Unless we look at these long passages and find out that yes, God is partial to certain colors.  That yes, He likes things built by skilled craftsmen.  That yes, God does have opinions and likes and dislikes.

These passages make Him more than just a God for architects or a God for fashion designers… these long passages are God showing He likes things a certain way; that He does care about the details.  Now to go find some cinnamon…

James: Worshiping God

April 7, 2007

I have to admit, as I was finishing up Exodus and they went over the details of the temple and the preparations for the priest to worship God and give the sacrifice for sins, I sort of skimmed it.  I realize I may not be the only one who did that, but I wanted to talk about it here.

First, the intricate details it goes into about how everything must be done speaks volumes about the grandeur that God is deserving of.  I know that many of us have been hit by this in the past, but though I may have heard this part before, I never really paid close attention to the details that God went into in trying to make it so that their sin offering would be something He could accept.  He wanted to have their offering, but in order to do that, all these steps must have been met.  Second, the details also speak about what a blessing we have now.  We don’t have to go before a priest with all the garb to confess our sins or seek atonement from those sins.  We go boldly before God Himself with Jesus as our priest to plead for our forgiveness.  We enjoy the grandeur of God because of Jesus.  Our cleansing happened once and it was a permanent cleansing.
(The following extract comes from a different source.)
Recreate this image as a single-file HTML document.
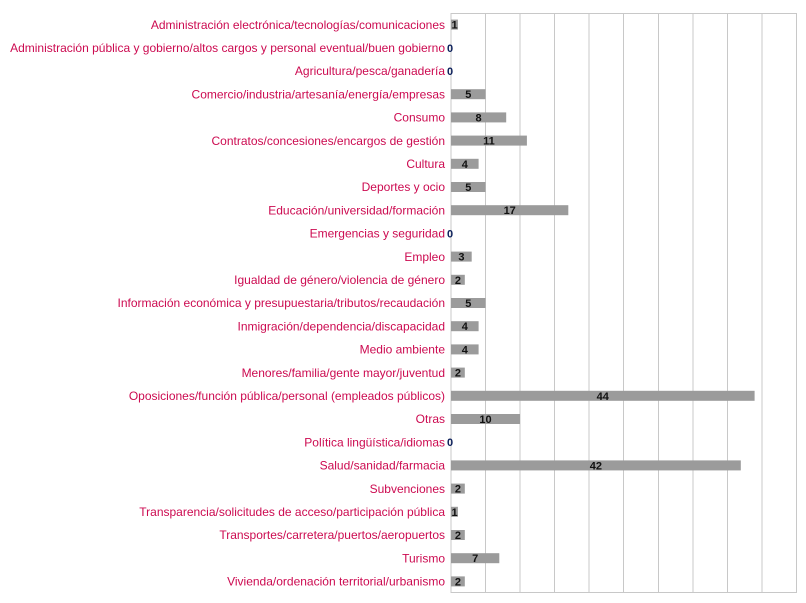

I know that personally, I take church and the closeness we have with God for granted more times than I would like to admit.  However, reading the details of what God deserves and needed in order to get something that I so flippantly have now, it humbles me and makes me stand in awe of the God who loves me so much.  The God who desires my worship so much.  The God who I now eagerly hope to give at least some small measure of that honor back and I humbly acknowledge His worthiness of such lengths because of how amazing He is.